Verizon Wireless has begun to construct a 72-foot-tall cellphone tower on this site off Ranger Road in Wells. It should be complete in 12 weeks. Photo by Bill Pitcher/The Leader-Herald

In 2009, the Adirondack Park Agency granted the permit to begin construction of what will be a 72-foot- tall structure with a 12-panel antenna array and equipment building.

Towers said he was told unofficially the tower, located off of Ranger Road, which intersects West River Road southwest of Lake Algonquin, will be completed in eight to 12 weeks.

Howard Lowe, assessment and data manager for the Wireless Clearinghouse Project, a grant-funded endeavor that mapped out 1,500 potential wireless sites for antennas for wireless service in the Adirondack Park, said service in the Adirondacks has improved over the past few years, "but there are still a lot of gaps."

"If we're going to be as competitive a tourist destination as other places, we have to have wireless service," said Lowe, the former director of the Technical Assistance Center at the State University of New York in Plattsburgh.

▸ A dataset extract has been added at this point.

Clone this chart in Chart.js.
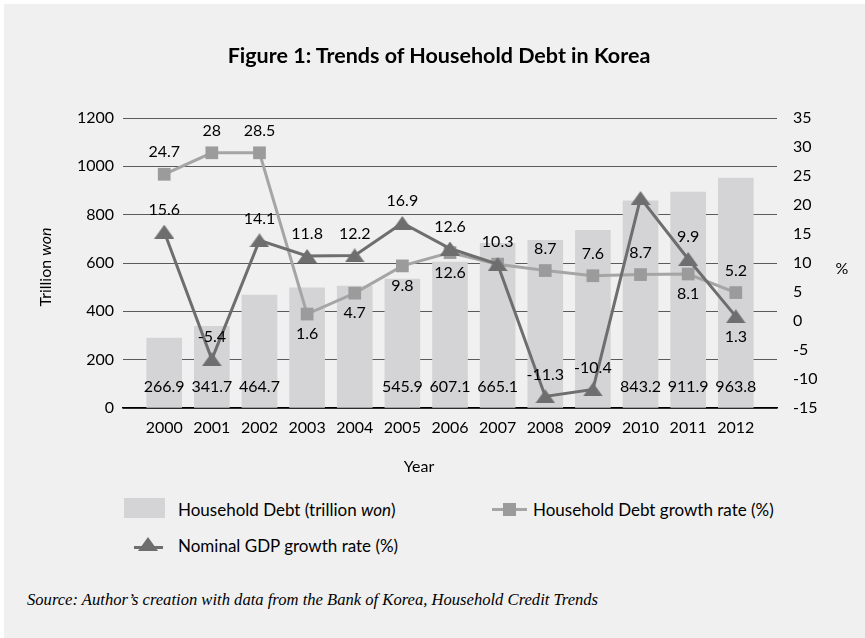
<!DOCTYPE html>
<html>
<head>
<meta charset="utf-8">
<script src="https://cdn.jsdelivr.net/npm/chart.js@4.4.1/dist/chart.umd.min.js"></script>
<style>
  html, body { margin: 0; padding: 0; background: #fff; }
  #page {
    position: absolute; left: 4px; top: 4px; width: 861px; height: 634px;
    background: #f0f0f0; font-family: Lato, sans-serif; color: #000;
  }
  #chart { position: absolute; left: -4px; top: -4px; }
  #title {
    position: absolute; left: 0; width: 870px; top: 38px; text-align: center;
    font-weight: bold; font-size: 21.5px;
  }
  .leg { position: absolute; font-size: 17px; line-height: 20px; white-space: nowrap; }
  .sw { position: absolute; }
  #source {
    position: absolute; left: 23px; top: 586px; font-family: "Liberation Serif", serif;
    font-style: italic; font-size: 16.6px;
  }
</style>
</head>
<body>
<div id="page">
  <canvas id="chart" width="865" height="480"></canvas>
  <div id="title">Figure 1: Trends of Household Debt in Korea</div>

  <div class="sw" style="left:120px;top:494px;width:41px;height:20px;background:#d4d4d6"></div>
  <div class="leg" style="left:174px;top:496px">Household Debt (trillion <i>won</i>)</div>

  <div class="sw" style="left:488px;top:504px;width:35px;height:3px;background:#a5a5a5"></div>
  <div class="sw" style="left:499px;top:499px;width:13px;height:13px;background:#9b9b9b"></div>
  <div class="leg" style="left:529px;top:496px">Household Debt growth rate (%)</div>

  <div class="sw" style="left:130px;top:542px;width:29px;height:3px;background:#6e6e6e"></div>
  <div class="sw" style="left:134px;top:533px;width:0;height:0;border-left:10px solid transparent;border-right:10px solid transparent;border-bottom:14px solid #6e6e6e"></div>
  <div class="leg" style="left:174px;top:532px">Nominal GDP growth rate (%)</div>

  <div id="source">Source: Author’s creation with data from the Bank of Korea, Household Credit Trends</div>
</div>
<script>
const years = ["2000", "2001", "2002", "2003", "2004", "2005", "2006", "2007", "2008", "2009", "2010", "2011", "2012"];

// bar heights and marker positions
const debt = [289, 338, 467, 497, 504, 533, 604, 681, 694, 735, 857, 893, 951];
const debtGrowth = [25.3, 29.0, 29.0, 1.2, 4.8, 9.5, 11.8, 9.8, 8.7, 7.8, 8.0, 8.1, 4.9];
const gdpGrowth = [15.4, -6.6, 13.9, 11.2, 11.3, 16.9, 12.5, 9.8, -13.0, -11.8, 21.2, 10.7, 0.8];

// the numbers printed next to the marks
const debtLabels = ["266.9", "341.7", "464.7", null, null, "545.9", "607.1", "665.1", null, null, "843.2", "911.9", "963.8"];
const debtGrowthLabels = ["24.7", "28", "28.5", "1.6", "4.7", "9.8", "12.6", null, "8.7", "7.6", "8.7", "8.1", "5.2"];
const gdpGrowthLabels = ["15.6", "-5.4", "14.1", "11.8", "12.2", "16.9", "12.6", "10.3", "-11.3", "-10.4", null, "9.9", "1.3"];
const debtGrowthBelow = [false, false, false, true, true, true, true, false, false, false, false, true, false];
const gdpGrowthBelow = [false, false, false, false, false, false, false, false, false, false, false, false, true];

const leftTicks = [0, 200, 400, 600, 800, 1000, 1200];
const rightTicks = [-15, -10, -5, 0, 5, 10, 15, 20, 25, 30, 35];

const FONT = { family: "Lato", size: 16 };

function triangle(w, h, color) {
  const c = document.createElement("canvas");
  c.width = w;
  c.height = h;
  const g = c.getContext("2d");
  g.fillStyle = color;
  g.beginPath();
  g.moveTo(w / 2, 0);
  g.lineTo(w, h);
  g.lineTo(0, h);
  g.closePath();
  g.fill();
  return c;
}

const xy = (arr) => arr.map((v, i) => ({ x: i, y: v }));

// value labels + axis titles
const labelPlugin = {
  id: "valueLabels",
  afterDatasetsDraw(chart) {
    const ctx = chart.ctx;
    const area = chart.chartArea;
    ctx.save();
    ctx.font = "16px Lato";
    ctx.fillStyle = "#000";
    ctx.textAlign = "center";
    ctx.textBaseline = "middle";
    chart.data.datasets.forEach((ds, di) => {
      const meta = chart.getDatasetMeta(di);
      meta.data.forEach((el, i) => {
        const txt = ds.valueLabels[i];
        if (txt == null) return;
        let y;
        if (ds.type === "bar") y = area.bottom - 21;
        else y = el.y + (ds.below[i] ? 20 : -22);
        ctx.fillText(txt, el.x, y);
      });
    });

    // y axis titles
    ctx.save();
    ctx.translate(46, 267);
    ctx.rotate(-Math.PI / 2);
    const a = "Trillion ";
    ctx.font = "16px Lato";
    const wa = ctx.measureText(a).width;
    ctx.font = "italic 16px Lato";
    const wb = ctx.measureText("won").width;
    ctx.textAlign = "left";
    ctx.font = "16px Lato";
    ctx.fillText(a, -(wa + wb) / 2, 0);
    ctx.font = "italic 16px Lato";
    ctx.fillText("won", -(wa + wb) / 2 + wa, 0);
    ctx.restore();

    ctx.textAlign = "center";
    ctx.font = "16px Lato";
    ctx.fillText("%", 842, 269);
    ctx.fillText("Year", 419, 467);
    ctx.restore();
  },
};

new Chart(document.getElementById("chart"), {
  data: {
    datasets: [
      {
        type: "line",
        label: "Nominal GDP growth rate (%)",
        data: xy(gdpGrowth),
        valueLabels: gdpGrowthLabels,
        below: gdpGrowthBelow,
        yAxisID: "y2",
        borderColor: "#6e6e6e",
        borderWidth: 3,
        pointStyle: triangle(20, 14, "#6e6e6e"),
        order: 1,
      },
      {
        type: "line",
        label: "Household Debt growth rate (%)",
        data: xy(debtGrowth),
        valueLabels: debtGrowthLabels,
        below: debtGrowthBelow,
        yAxisID: "y2",
        borderColor: "#a5a5a5",
        borderWidth: 3,
        pointStyle: "rect",
        pointRadius: 9,
        pointBorderWidth: 0,
        pointBackgroundColor: "#9b9b9b",
        order: 2,
      },
      {
        type: "bar",
        label: "Household Debt (trillion won)",
        data: xy(debt),
        valueLabels: debtLabels,
        yAxisID: "y",
        backgroundColor: "#d4d4d6",
        barThickness: 35,
        order: 3,
      },
    ],
  },
  options: {
    responsive: false,
    animation: false,
    devicePixelRatio: 1,
    layout: { padding: { top: 118, left: 0, right: 0, bottom: 0 } },
    plugins: {
      legend: { display: false },
      title: { display: false },
      tooltip: { enabled: false },
    },
    scales: {
      x: {
        type: "linear",
        min: -0.337,
        max: 12.337,
        afterBuildTicks: (s) => {
          s.ticks = years.map((_, i) => ({ value: i }));
        },
        afterFit: (s) => {
          s.height = 72;
        },
        ticks: {
          callback: (v) => years[v],
          font: FONT,
          color: "#000",
          padding: 10,
          maxRotation: 0,
          autoSkip: false,
        },
        grid: { display: false, drawTicks: false },
        border: { color: "#000", width: 1.5 },
      },
      y: {
        position: "left",
        min: 0,
        max: 1200,
        afterBuildTicks: (s) => {
          s.ticks = leftTicks.map((v) => ({ value: v }));
        },
        afterFit: (s) => {
          s.width = 123;
        },
        ticks: { font: FONT, color: "#000", padding: 9, callback: (v) => String(v) },
        grid: { color: "#5a5a5a", lineWidth: 1, drawTicks: false },
        border: { display: false },
      },
      y2: {
        position: "right",
        min: -15,
        max: 35,
        afterBuildTicks: (s) => {
          s.ticks = rightTicks.map((v) => ({ value: v }));
        },
        afterFit: (s) => {
          s.width = 88;
        },
        ticks: { font: FONT, color: "#000", padding: 16, callback: (v) => String(v) },
        grid: { display: false, drawTicks: false },
        border: { display: false },
      },
    },
  },
  plugins: [labelPlugin],
});
</script>
</body>
</html>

The Wireless Clearinghouse Project is funded by a $106,000 state Department of Environmental Conservation Smart Growth grant to the town of Saranac. It was administered by the Research Foundation of the State University of New York with project implementation by SUNY Plattsburgh.

Twenty-eight municipalities within the Adirondack Park - including Wells - participated in the project, providing potential sites for towers that would be minimally invasive.

"It kind of eliminates some of the site work and what could seem kind of daunting as far as trying to figure out where the best sites are," said Adirondack North Country Association Communications Specialist Melissa Hart.

In the village of Mayfield, for instance, the APA granted Verizon Wireless a Telecom Permit for co-location on an existing 145-foot-tall water tank owned by the municipality.

Town Supervisor Richard Argotsinger said there are seven cellular towers in the town, and all have been installed within the last 10 years.

Still, traveling northwest in Mayfield, service can be spotty.

"It's a fairly remote area, and just with topography up there, you have limited service depending on where you are," Argotsinger said.

Service for AT&T customers around Caroga and Canada lakes should be better now that the company has added a new cell site along the east side of Route 10 in the town.

Caroga Supervisor James K. Selmser said the tower was completed in May.

"The main concern was safety. That's always been the main concern, both by the people who live here and the people who travel through the area. They're so accustomed to having this service they like it for convenience, too," said Selmser, adding that the town sees tourists all year long, with attractions in the winter and summer.

Selmser said the tower, being only 95 feet tall, is not as strong as many in the town would have preferred.

"We were only allowed to build a tower that blended in with the trees. It's 95 feet tall, and that does not give us as much strength as we had hoped in some areas where the signal is weak," Selmser said.

Several other cell tower projects have received approval including a co-location project by Verizon on an existing tower in Gloversville.

AT&T announced on Tuesday the completion of two new cell sites that will provide enhanced mobile broadband service for advanced mobile devices, like smartphones, along the New York State Thruway near Fort Plain and Nelliston and St. Johnsville. The sites will also affect service along Route 30 north of Amsterdam in Perth.

Fulton County Regional Chamber of Commerce & Industry President Wally Hart said mobility and broadband expansion are aspects of the new regional business plan that are necessary for expansion.

The chamber is concerned primarily about business needs for wireless and broadband services. Tourism is a close second, though, as people select destinations where they have broadband service.

"It used to be you wanted to get away," Hart said. "Today, everybody is connected 24/7 and wants to know what's going on. If it's something they can take care of while they're on vacation, they want to be able to do that and not have it be an issue."